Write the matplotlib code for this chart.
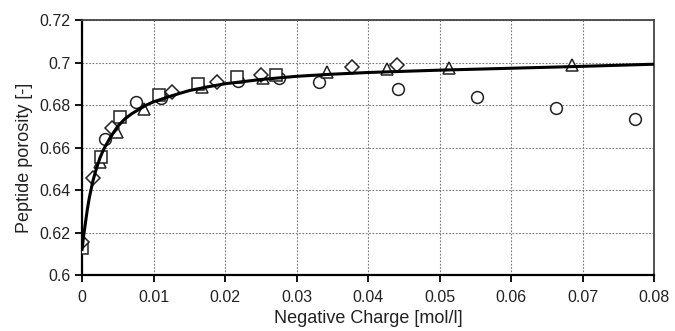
import matplotlib
matplotlib.use("Agg")
import matplotlib.pyplot as plt

plt.rcParams['font.family'] = ['Liberation Sans', 'DejaVu Sans']

# Data
sq_x = [0.0, 0.0027, 0.0053, 0.0108, 0.0162, 0.0217, 0.0271]
sq_y = [0.6127, 0.6555, 0.6744, 0.6847, 0.6899, 0.6932, 0.6941]

di_x = [0.0, 0.0016, 0.0042, 0.0126, 0.0189, 0.0251, 0.0378, 0.0441]
di_y = [0.6155, 0.6456, 0.6692, 0.6861, 0.6908, 0.6941, 0.6979, 0.6988]

tr_x = [0.0025, 0.0049, 0.0087, 0.0168, 0.0253, 0.0343, 0.0427, 0.0513, 0.0685]
tr_y = [0.6530, 0.6673, 0.6781, 0.6885, 0.6927, 0.6955, 0.6970, 0.6974, 0.6988]

ci_x = [0.0032, 0.0075, 0.0110, 0.0218, 0.0275, 0.0331, 0.0442, 0.0552, 0.0663, 0.0773]
ci_y = [0.6640, 0.6814, 0.6833, 0.6913, 0.6927, 0.6908, 0.6875, 0.6838, 0.6786, 0.6734]

fit_x = [0.0, 0.00025, 0.0005, 0.00075, 0.001, 0.0015, 0.002, 0.0025, 0.003, 0.004,
         0.005, 0.006, 0.007, 0.008, 0.009, 0.010, 0.0125, 0.015, 0.0175, 0.02,
         0.025, 0.03, 0.035, 0.04, 0.05, 0.06, 0.07, 0.08]
fit_y = [0.612, 0.619, 0.625, 0.631, 0.636, 0.644, 0.650, 0.655, 0.659, 0.665,
         0.670, 0.6735, 0.676, 0.678, 0.680, 0.6815, 0.6843, 0.6868, 0.6885, 0.690,
         0.692, 0.6935, 0.6945, 0.6953, 0.6964, 0.6973, 0.6982, 0.6992]

xticks = [0, 0.01, 0.02, 0.03, 0.04, 0.05, 0.06, 0.07, 0.08]
xtick_labels = ['0', '0.01', '0.02', '0.03', '0.04', '0.05', '0.06', '0.07', '0.08']
yticks = [0.6, 0.62, 0.64, 0.66, 0.68, 0.7, 0.72]
ytick_labels = ['0.6', '0.62', '0.64', '0.66', '0.68', '0.7', '0.72']

fig = plt.figure(figsize=(6.75, 3.31), dpi=100)
ax = fig.add_axes([0.1215, 0.169, 0.969 - 0.1215, 0.9396 - 0.169])

mkw = dict(linestyle='none', markerfacecolor='white', markeredgecolor='#222222',
           markeredgewidth=1.1, zorder=3)
ax.plot(ci_x, ci_y, marker='o', markersize=8.5, **mkw)
ax.plot(tr_x, tr_y, marker='^', markersize=8.5, **mkw)
ax.plot(sq_x, sq_y, marker='s', markersize=8, **mkw)
ax.plot(di_x, di_y, marker='D', markersize=7.5, **mkw)
ax.plot(fit_x, fit_y, color='black', linewidth=2.2, zorder=4)

ax.set_xlim(0, 0.08)
ax.set_ylim(0.6, 0.72)
ax.set_xticks(xticks)
ax.set_xticklabels(xtick_labels)
ax.set_yticks(yticks)
ax.set_yticklabels(ytick_labels)
ax.tick_params(axis='both', labelsize=11.5, direction='out', length=5, width=1.3,
               color='black', labelcolor='#222222')
ax.tick_params(axis='x', pad=6)

ax.grid(True, color='#777777', linestyle=(0, (1.5, 1.5)), linewidth=0.8)
ax.set_axisbelow(True)

for s in ['left', 'bottom']:
    ax.spines[s].set_linewidth(1.6)
    ax.spines[s].set_color('black')
for s in ['top', 'right']:
    ax.spines[s].set_linewidth(1.3)
    ax.spines[s].set_color('#444444')

ax.set_xlabel('Negative Charge [mol/l]', fontsize=13, color='#222222', labelpad=3)
ax.set_ylabel('Peptide porosity [-]', fontsize=13, color='#222222')
ax.yaxis.set_label_coords(-0.085, 0.46)

fig.savefig('out.png', dpi=100)
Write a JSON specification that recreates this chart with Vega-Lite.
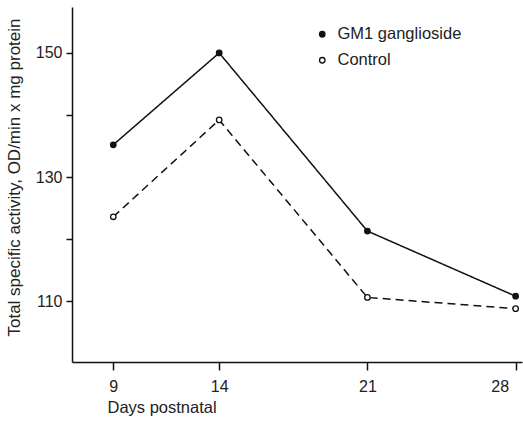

# [EXERCISE DETAILS]
Repeat the material above verbatim. Leave the pictures behind.

# [COMPLETED TASK]
Write the matplotlib code for this chart.
import matplotlib
matplotlib.use("Agg")
import matplotlib.pyplot as plt

plt.rcParams['font.family'] = ['Liberation Sans', 'DejaVu Sans']

# Data
sq_x = [0.0, 0.0027, 0.0053, 0.0108, 0.0162, 0.0217, 0.0271]
sq_y = [0.6127, 0.6555, 0.6744, 0.6847, 0.6899, 0.6932, 0.6941]

di_x = [0.0, 0.0016, 0.0042, 0.0126, 0.0189, 0.0251, 0.0378, 0.0441]
di_y = [0.6155, 0.6456, 0.6692, 0.6861, 0.6908, 0.6941, 0.6979, 0.6988]

tr_x = [0.0025, 0.0049, 0.0087, 0.0168, 0.0253, 0.0343, 0.0427, 0.0513, 0.0685]
tr_y = [0.6530, 0.6673, 0.6781, 0.6885, 0.6927, 0.6955, 0.6970, 0.6974, 0.6988]

ci_x = [0.0032, 0.0075, 0.0110, 0.0218, 0.0275, 0.0331, 0.0442, 0.0552, 0.0663, 0.0773]
ci_y = [0.6640, 0.6814, 0.6833, 0.6913, 0.6927, 0.6908, 0.6875, 0.6838, 0.6786, 0.6734]

fit_x = [0.0, 0.00025, 0.0005, 0.00075, 0.001, 0.0015, 0.002, 0.0025, 0.003, 0.004,
         0.005, 0.006, 0.007, 0.008, 0.009, 0.010, 0.0125, 0.015, 0.0175, 0.02,
         0.025, 0.03, 0.035, 0.04, 0.05, 0.06, 0.07, 0.08]
fit_y = [0.612, 0.619, 0.625, 0.631, 0.636, 0.644, 0.650, 0.655, 0.659, 0.665,
         0.670, 0.6735, 0.676, 0.678, 0.680, 0.6815, 0.6843, 0.6868, 0.6885, 0.690,
         0.692, 0.6935, 0.6945, 0.6953, 0.6964, 0.6973, 0.6982, 0.6992]

xticks = [0, 0.01, 0.02, 0.03, 0.04, 0.05, 0.06, 0.07, 0.08]
xtick_labels = ['0', '0.01', '0.02', '0.03', '0.04', '0.05', '0.06', '0.07', '0.08']
yticks = [0.6, 0.62, 0.64, 0.66, 0.68, 0.7, 0.72]
ytick_labels = ['0.6', '0.62', '0.64', '0.66', '0.68', '0.7', '0.72']

fig = plt.figure(figsize=(6.75, 3.31), dpi=100)
ax = fig.add_axes([0.1215, 0.169, 0.969 - 0.1215, 0.9396 - 0.169])

mkw = dict(linestyle='none', markerfacecolor='white', markeredgecolor='#222222',
           markeredgewidth=1.1, zorder=3)
ax.plot(ci_x, ci_y, marker='o', markersize=8.5, **mkw)
ax.plot(tr_x, tr_y, marker='^', markersize=8.5, **mkw)
ax.plot(sq_x, sq_y, marker='s', markersize=8, **mkw)
ax.plot(di_x, di_y, marker='D', markersize=7.5, **mkw)
ax.plot(fit_x, fit_y, color='black', linewidth=2.2, zorder=4)

ax.set_xlim(0, 0.08)
ax.set_ylim(0.6, 0.72)
ax.set_xticks(xticks)
ax.set_xticklabels(xtick_labels)
ax.set_yticks(yticks)
ax.set_yticklabels(ytick_labels)
ax.tick_params(axis='both', labelsize=11.5, direction='out', length=5, width=1.3,
               color='black', labelcolor='#222222')
ax.tick_params(axis='x', pad=6)

ax.grid(True, color='#777777', linestyle=(0, (1.5, 1.5)), linewidth=0.8)
ax.set_axisbelow(True)

for s in ['left', 'bottom']:
    ax.spines[s].set_linewidth(1.6)
    ax.spines[s].set_color('black')
for s in ['top', 'right']:
    ax.spines[s].set_linewidth(1.3)
    ax.spines[s].set_color('#444444')

ax.set_xlabel('Negative Charge [mol/l]', fontsize=13, color='#222222', labelpad=3)
ax.set_ylabel('Peptide porosity [-]', fontsize=13, color='#222222')
ax.yaxis.set_label_coords(-0.085, 0.46)

fig.savefig('out.png', dpi=100)
Write a JSON specification that recreates this chart with Vega-Lite.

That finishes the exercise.